In India on an average, every hour, two women are raped, one is molested and four are sexually harassed. Growing up as a girl child in India can be very hard. The first time I was pinched on my boobs, I was busy playing with my friends and I was 12 years old. Such was the impact of that incident on me that I started to hate myself for being a girl. I cried, I wanted to speak to my parents about it, but I couldn’t, something stopped me.

So what did I do? I wore a mask and I smiled. But behind that mask were a lot of tears. And when I was off to the big city Delhi for higher education, the city threw many more challenges. But I couldn’t cry every single day for feeling sexually harassed. So I started reacting from shouting, to slapping to abusing. I did it all.

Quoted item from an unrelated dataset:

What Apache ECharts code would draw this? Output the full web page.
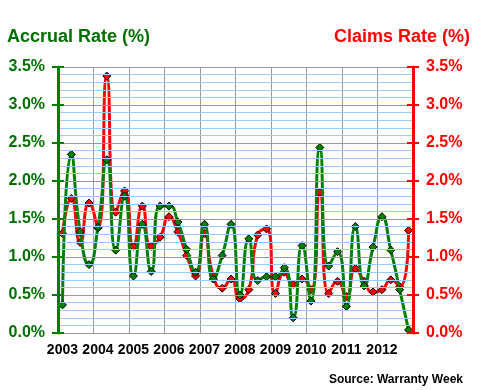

Years have passed by, I’m a mom now, but it was just the other day when I was walking close to a public park with my son, and a man on a bike came close pinched me on my butt and rode away. What could I do? Nothing. Because before I could react he was off.

So what has really changed for me as a woman in 32 years of my life in India? Nothing. There’s no simple explanation of what it means to be a woman in India today. Yes, it depends of how educated you are, where you live, what you do, your class, your cast. But, there is this one thing which is common to every single Indian woman, and that is the experience of being sexually harassed.

If you’re an Indian woman in a public space, you’re forever on the edge. Looking out for men standing too close, wondering if that grope on the bus was accidental.

At an early age, you learn to not look at men in the eyes. You learn to shield yourself with scarfs and bags. And this is the story of tens and thousands of Indian women and girls, who step out of their houses every single day, and also the story of those tens and thousands of women and girls who do not have to step out of their houses to feel mistreated and discriminated. Because abuse also happens within the four walls of a house.

When I look back at the families I knew when I was growing up, I begin to understand why some men tend to think the way they do in India. It is the society at large, the families, and even schools that knowingly and unknowingly make boys feel more privileged than girls.

So basically in India, the penis is supposed to enjoy more privileges than the vagina. If a boy says something it is being smart. If a girl says the same thing it is being over smart. If a boy goes out, drinks and smokes and indulges in lots of experimental sex, it’s a cool and fun thing to do. If a girl does the same thing, she’s dumped cheap, and she’s definitely not someone you can take home to your mother. And this is what we call, “The famous Indian male mentality.”

Now where is this mentality coming from? No one has born with a mentality. It is the social and cultural factors that make up a mentality. Both men and women get affected by the gender roles that define what it means to be a man and what it means to be a woman. Gender equality would mean that all men and women, boys and girls would enjoy equal status in society. And measuring gender equality is in essence an analysis of power, in terms of who has it, who doesn’t and how to distribute it more equally.

Equality can only be one, if everyone is made aware of unequal power structures, if everybody is equipped to claim it for themselves.

Let me ask you a few questions here. Is there a connection between gender inequality, rape and sex education? Is there a systematic silencing of information when it comes to sex and sexuality in India? And how does this silencing of information contribute to larger issues of gender inequality, discrimination, injustice and patriarchal attitudes present in our culture?

India is a country where vast sorts of society are highly conservative in nature. There’s often a culture of silence when it comes to talking about sexuality and sexual health. The taboo around sex is such that people find it very difficult to talk about any sexual health issues or problems that they might be facing.